* SET EXERCISE:
In the entries below, find the line containing "Give me the Plotly source for this chart." and the line containing "import plotly.graph_objects as go". Copy those two lines and everything between them exactly, without the pictures.

* RECORD SET:
· · · ·
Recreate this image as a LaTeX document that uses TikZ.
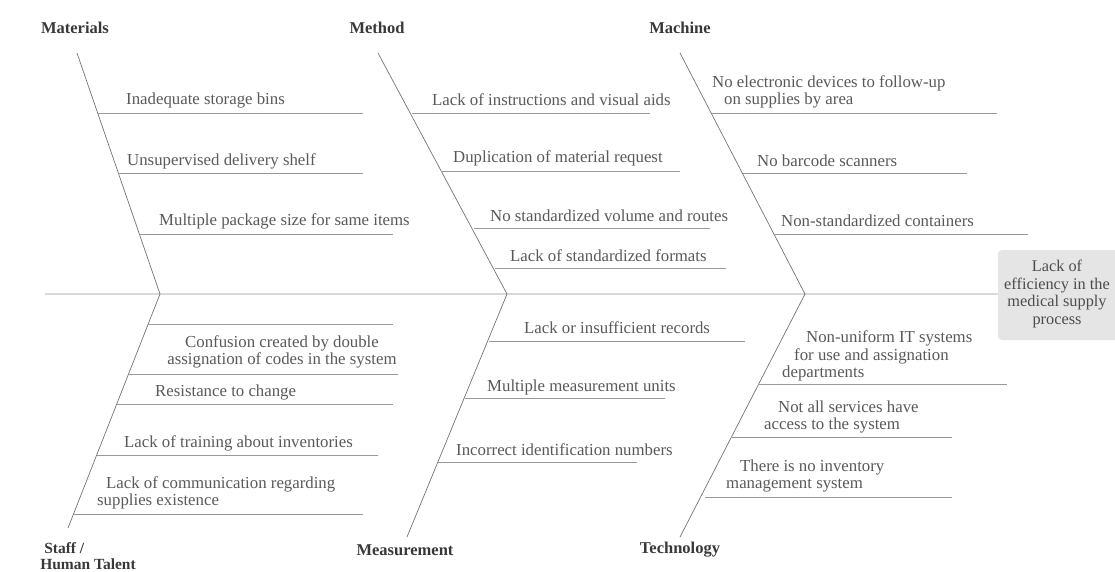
\documentclass[tikz,border=0pt]{standalone}
\usepackage{fontspec}
\setmainfont{Liberation Serif}
\begin{document}
\begin{tikzpicture}[x=1pt,y=-1pt,
  bone/.style={draw=black!55, line width=0.7pt},
  rib/.style={draw=black!40, line width=0.7pt},
  spine/.style={draw=black!15, line width=1.4pt},
  cause/.style={text=black!65, font=\fontsize{16.8}{17.5}\selectfont, inner sep=0pt, anchor=west, align=left},
  cat/.style={text=black!78, font=\bfseries\fontsize{16.5}{16}\selectfont, inner sep=0pt}]
\useasboundingbox (0,0) rectangle (1115,572);

% effect box
\fill[black!10, rounded corners=4pt] (998,250) rectangle (1125,340);
\node[text=black!70, font=\fontsize{16.3}{17.7}\selectfont, align=center, inner sep=0pt] (effect) at (1057,294)
  {Lack of\\efficiency in the\\medical supply\\process};

% spine
\coordinate (tail) at (45,294);
\coordinate (head) at (998,294);
\draw[spine] (tail) -- (head);

% joints on the spine
\coordinate (j1) at (160,294);
\coordinate (j2) at (507,294);
\coordinate (j3) at (805,294);

% bone ends
\coordinate (mat) at (77,53);
\coordinate (met) at (378,53);
\coordinate (mac) at (680,53);
\coordinate (sta) at (68,528);
\coordinate (mea) at (407,537);
\coordinate (tec) at (680,537);

\draw[bone] (mat) -- (j1) -- (sta);
\draw[bone] (met) -- (j2) -- (mea);
\draw[bone] (mac) -- (j3) -- (tec);

% category labels
\node[cat] (lmat) at (75,28) {Materials};
\node[cat] (lmet) at (377,28) {Method};
\node[cat] (lmac) at (680,28) {Machine};
\node[cat, align=left, font=\bfseries\fontsize{15.5}{15.5}\selectfont] (lsta) at (88,556) {\hspace*{4pt}Staff /\\Human Talent};
\node[cat] (lmea) at (405,550) {Measurement};
\node[cat] (ltec) at (680,550) {Technology};

% Materials
\coordinate (a1) at (97,113);  \coordinate (a1e) at (363,113);
\coordinate (a2) at (118,173); \coordinate (a2e) at (363,173);
\coordinate (a3) at (139,234); \coordinate (a3e) at (393,234);
\draw[rib] (a1) -- (a1e); \draw[rib] (a2) -- (a2e); \draw[rib] (a3) -- (a3e);
\node[cause] (ta1) at (126,100) {Inadequate storage bins};
\node[cause] (ta2) at (127,161) {Unsupervised delivery shelf};
\node[cause] (ta3) at (159,221) {Multiple package size for same items};

% Method
\coordinate (b1) at (412,113); \coordinate (b1e) at (650,113);
\coordinate (b2) at (441,171); \coordinate (b2e) at (680,171);
\coordinate (b3) at (474,228); \coordinate (b3e) at (710,228);
\coordinate (b4) at (495,268); \coordinate (b4e) at (726,268);
\draw[rib] (b1) -- (b1e); \draw[rib] (b2) -- (b2e); \draw[rib] (b3) -- (b3e); \draw[rib] (b4) -- (b4e);
\node[cause] (tb1) at (432,100) {Lack of instructions and visual aids};
\node[cause] (tb2) at (453,158) {Duplication of material request};
\node[cause] (tb3) at (490,216) {No standardized volume and routes};
\node[cause] (tb4) at (510,256) {Lack of standardized formats};

% Machine
\coordinate (c1) at (712,113); \coordinate (c1e) at (997,113);
\coordinate (c2) at (743,173); \coordinate (c2e) at (967,173);
\coordinate (c3) at (774,234); \coordinate (c3e) at (1028,234);
\draw[rib] (c1) -- (c1e); \draw[rib] (c2) -- (c2e); \draw[rib] (c3) -- (c3e);
\node[cause] (tc1) at (712,92) {No electronic devices to follow-up\\\hspace*{12pt}on supplies by area};
\node[cause] (tc2) at (757,161) {No barcode scanners};
\node[cause] (tc3) at (781,221) {Non-standardized containers};

% Staff / Human Talent
\coordinate (d0) at (148,324); \coordinate (d0e) at (393,324);
\coordinate (d1) at (129,374); \coordinate (d1e) at (398,374);
\coordinate (d2) at (117,404); \coordinate (d2e) at (393,404);
\coordinate (d3) at (97,455);  \coordinate (d3e) at (378,455);
\coordinate (d4) at (74,514);  \coordinate (d4e) at (363,514);
\draw[rib] (d0) -- (d0e); \draw[rib] (d1) -- (d1e); \draw[rib] (d2) -- (d2e);
\draw[rib] (d3) -- (d3e); \draw[rib] (d4) -- (d4e);
\node[cause, align=center, anchor=center] (td1) at (282,352) {Confusion created by double\\assignation of codes in the system};
\node[cause] (td2) at (155,392) {Resistance to change};
\node[cause] (td3) at (124,443) {Lack of training about inventories};
\node[cause] (td4) at (97,493) {\hspace*{9pt}Lack of communication regarding\\supplies existence};

% Measurement
\coordinate (e1) at (489,341); \coordinate (e1e) at (745,341);
\coordinate (e2) at (465,398); \coordinate (e2e) at (665,398);
\coordinate (e3) at (438,462); \coordinate (e3e) at (637,462);
\draw[rib] (e1) -- (e1e); \draw[rib] (e2) -- (e2e); \draw[rib] (e3) -- (e3e);
\node[cause] (te1) at (524,328) {Lack or insufficient records};
\node[cause] (te2) at (487,387) {Multiple measurement units};
\node[cause] (te3) at (456,450) {Incorrect identification numbers};

% Technology
\coordinate (f1) at (758,384); \coordinate (f1e) at (1007,384);
\coordinate (f2) at (732,437); \coordinate (f2e) at (952,437);
\coordinate (f3) at (705,497); \coordinate (f3e) at (952,497);
\draw[rib] (f1) -- (f1e); \draw[rib] (f2) -- (f2e); \draw[rib] (f3) -- (f3e);
\node[cause] (tf1) at (782,356) {\hspace*{24pt}Non-uniform IT systems\\\hspace*{12pt}for use and assignation\\departments};
\node[cause] (tf2) at (764,417) {\hspace*{14pt}Not all services have\\access to the system};
\node[cause] (tf3) at (726,476) {\hspace*{14pt}There is no inventory\\management system};
\end{tikzpicture}
\end{document}
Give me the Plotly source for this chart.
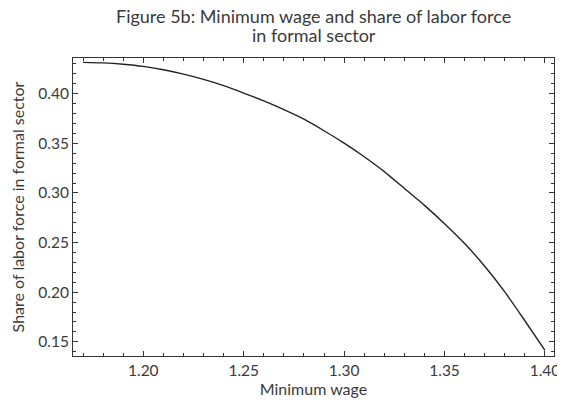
import plotly.graph_objects as go

min_wage = [1.17, 1.18, 1.19, 1.20, 1.21, 1.22, 1.23, 1.24, 1.25, 1.26, 1.27, 1.28,
            1.29, 1.30, 1.31, 1.32, 1.33, 1.34, 1.35, 1.36, 1.37, 1.38, 1.39, 1.40]
formal_share = [0.4316, 0.4311, 0.4297, 0.4275, 0.4241, 0.4197, 0.4144, 0.4081,
                0.4007, 0.3927, 0.3839, 0.3743, 0.3627, 0.3502, 0.3365, 0.3215,
                0.3045, 0.2875, 0.2690, 0.2490, 0.2262, 0.2003, 0.1712, 0.1414]

x_ticks = [1.20, 1.25, 1.30, 1.35, 1.40]
x_tick_labels = ["1.20", "1.25", "1.30", "1.35", "1.40"]
y_ticks = [0.15, 0.20, 0.25, 0.30, 0.35, 0.40]
y_tick_labels = ["0.15", "0.20", "0.25", "0.30", "0.35", "0.40"]

title_lines = ["Figure 5b: Minimum wage and share of labor force", "in formal sector"]
x_title = "Minimum wage"
y_title = "Share of labor force in formal sector"

FONT = "Lato"
TXT = "#3a3a3a"
AX = "#333333"

fig = go.Figure()
fig.add_trace(go.Scatter(x=min_wage, y=formal_share, mode="lines",
                         line=dict(color="#222222", width=1.4, shape="spline", smoothing=0.6),
                         showlegend=False, hoverinfo="skip"))

axis_common = dict(showline=True, linecolor=AX, linewidth=1, mirror="ticks",
                   ticks="inside", ticklen=5, tickcolor=AX, tickwidth=1,
                   showgrid=False, zeroline=False, automargin=False,
                   tickfont=dict(family=FONT, size=15.5, color=TXT),
                   minor=dict(ticks="inside", ticklen=3, tickcolor=AX, tickwidth=1, showgrid=False))

fig.update_xaxes(range=[1.1650, 1.4045], tickvals=x_ticks, ticktext=x_tick_labels,
                 minor_dtick=0.01, minor_tick0=1.20,
                 title=dict(text=x_title, font=dict(family=FONT, size=16, color=TXT), standoff=5),
                 **axis_common)
fig.update_yaxes(range=[0.1357, 0.4360], tickvals=y_ticks, ticktext=y_tick_labels,
                 minor_dtick=0.01, minor_tick0=0.15,
                 title=dict(text=y_title, font=dict(family=FONT, size=16, color=TXT), standoff=11),
                 **axis_common)

# page body adds an 8px offset; figure is sized to sit in the 565x404 window
fig.update_layout(
    width=557, height=396,
    margin=dict(l=65, r=11, t=50, b=48),
    paper_bgcolor="white", plot_bgcolor="white",
)
for txt, shift in zip(title_lines, [42.5, 23.5]):
    fig.add_annotation(text=txt, xref="paper", yref="paper", x=0.5, y=1,
                       xanchor="center", yanchor="middle", yshift=shift, showarrow=False,
                       font=dict(family=FONT, size=18, color=TXT))

fig.write_html("out.html")
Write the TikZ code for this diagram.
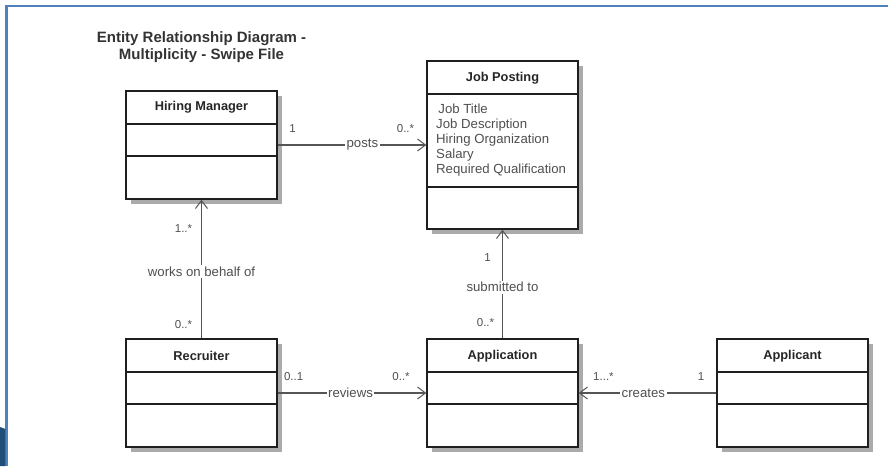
\documentclass[tikz,border=0pt]{standalone}
\usepackage{fontspec}
\setmainfont{Liberation Sans}
\usetikzlibrary{arrows.meta,shadows}
\definecolor{frameblue}{HTML}{4F81BD}
\definecolor{darkblue}{HTML}{1F4E79}
\definecolor{txtgray}{HTML}{505050}
\definecolor{linegray}{HTML}{555555}
\begin{document}
\begin{tikzpicture}[x=1pt,y=-1pt,
  cls/.style={rectangle, draw=black!88, line width=1.4pt, fill=white, minimum width=151pt, inner sep=0pt,
    drop shadow={shadow xshift=4.5pt, shadow yshift=-4.5pt, fill=black!33, opacity=1}},
  divider/.style={draw=black!88, line width=1.4pt},
  clsname/.style={font=\fontsize{12.8}{15}\selectfont\bfseries, text=black!85},
  attrs/.style={font=\fontsize{13.2}{15.2}\selectfont, text=txtgray, align=left, anchor=west, inner sep=0pt},
  assoc/.style={draw=linegray, line width=1.1pt, -{Straight Barb[length=8pt,width=12pt,line width=1pt]}},
  lbl/.style={font=\fontsize{13.2}{15}\selectfont, text=txtgray, fill=white, inner sep=1.5pt},
  mult/.style={font=\fontsize{11.5}{13}\selectfont, text=txtgray, inner sep=0pt},
  titletext/.style={font=\fontsize{15}{17}\selectfont\bfseries, text=black!80, align=center}
]
\useasboundingbox (0,0) rectangle (888,466);
\fill[white] (0,0) rectangle (888,466);

% frame
\draw[frameblue, line width=2.2pt] (6.5,466) -- (6.5,6) -- (888,6);
\fill[darkblue] (0,427) -- (5.4,429) -- (5.4,466) -- (0,466) -- cycle;

% title
\node[titletext] (title) at (201.5,47) {Entity Relationship Diagram -\\Multiplicity - Swipe File};

% classes
\node[cls, minimum height=108pt] (hm) at (201.5,145) {};
\node[cls, minimum height=168pt] (jp) at (502.5,145) {};
\node[cls, minimum height=108pt] (rec) at (201.5,393) {};
\node[cls, minimum height=108pt] (app) at (502.5,393) {};
\node[cls, minimum height=108pt] (apt) at (792.5,393) {};

% compartments
\draw[divider] (hm.west |- 0,124) -- (hm.east |- 0,124);
\draw[divider] (hm.west |- 0,156) -- (hm.east |- 0,156);
\draw[divider] (jp.west |- 0,94) -- (jp.east |- 0,94);
\draw[divider] (jp.west |- 0,187) -- (jp.east |- 0,187);
\foreach \c in {rec,app,apt}{
  \draw[divider] (\c.west |- 0,372) -- (\c.east |- 0,372);
  \draw[divider] (\c.west |- 0,404) -- (\c.east |- 0,404);
}

% class names
\node[clsname] (hmn) at (201.5,107.5) {Hiring Manager};
\node[clsname] (jpn) at (502.5,78) {Job Posting};
\node[clsname] (recn) at (201.5,356) {Recruiter};
\node[clsname] (appn) at (502.5,356) {Application};
\node[clsname] (aptn) at (792.5,356) {Applicant};

% attributes
\node[attrs] (jpa) at (436,140) {\,Job Title\\Job Description\\Hiring Organization\\Salary\\Required Qualification};

% associations
\draw[assoc] (hm) -- node[lbl, pos=0.57] {posts}
  node[mult, pos=0.1, yshift=16pt] {1}
  node[mult, pos=0.86, yshift=16pt] {0..*} (jp);
\draw[assoc] (rec) -- node[lbl, pos=0.48] {works on behalf of}
  node[mult, pos=0.79, xshift=-18pt] {1..*}
  node[mult, pos=0.1, xshift=-18pt] {0..*} (hm);
\draw[assoc] (app) -- node[lbl, pos=0.47] {submitted to}
  node[mult, pos=0.745, xshift=-15pt] {1}
  node[mult, pos=0.145, xshift=-17pt] {0..*} (jp);
\draw[assoc] (rec) -- node[lbl, pos=0.49] {reviews}
  node[mult, pos=0.107, yshift=16pt] {0..1}
  node[mult, pos=0.83, yshift=16pt] {0..*} (app);
\draw[assoc] (apt) -- node[lbl, pos=0.53] {creates}
  node[mult, pos=0.11, yshift=16pt] {1}
  node[mult, pos=0.82, yshift=16pt] {1...*} (app);
\end{tikzpicture}
\end{document}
· · · ·
* WRITTEN SOLUTION:
Give me the Plotly source for this chart.
import plotly.graph_objects as go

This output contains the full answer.